Uma ação do Congresso, em que o Partido Republicano tem maioria no Senado e na Câmara dos Deputados, bem como o presidente na Casa Branca, não pode ser esperada para tão cedo.
Existem possibilidades. Uma delas é a de que haverá eleições parlamentares em 2026. Se o Partido Democrata recuperar a maioria nas duas casas, o Congresso poderá aprovar tal lei federal. Mas o presidente ainda será Donald Trump, que poderá vetá-la. Nesse caso, os democratas precisarão de uma maioria de dois terços dos votos para derrubar o veto.
Haverá eleições parlamentares e presidenciais em 2028. O Partido Democrata terá de recuperar a maioria nas duas casas do Congresso e colocar seu candidato na Casa Branca. Se isso não acontecer, a única reação dos defensores da neutralidade da rede será a de expressar a esperança de “quem sabe um dia, em um futuro distante…”.
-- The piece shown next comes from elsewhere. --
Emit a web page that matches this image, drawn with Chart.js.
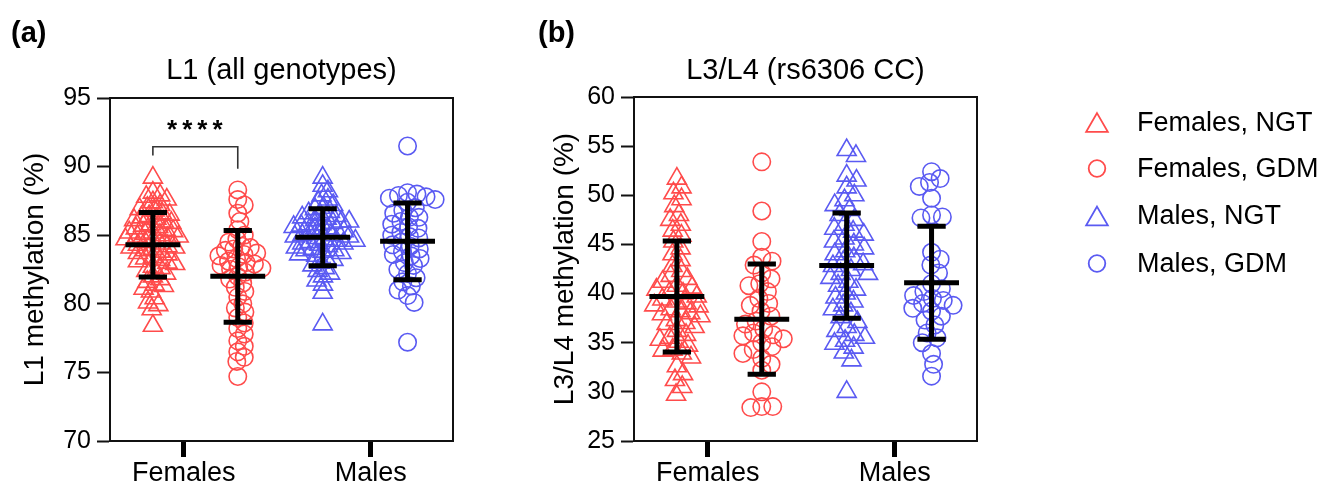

Até lá, pode ser que, destituídas da Doutrina Chevron, a Federal Aviation Administration perderá o poder de supervisionar as empresas aéreas; a Environmental Protection Agency (EPA) não poderá proteger o meio ambiente e combater a mudança do clima; o Department of Health and Human Services (HHS) e o cirurgião-geral serão destituídos da capacidade de regulamentar o atendimento de saúde no país etc.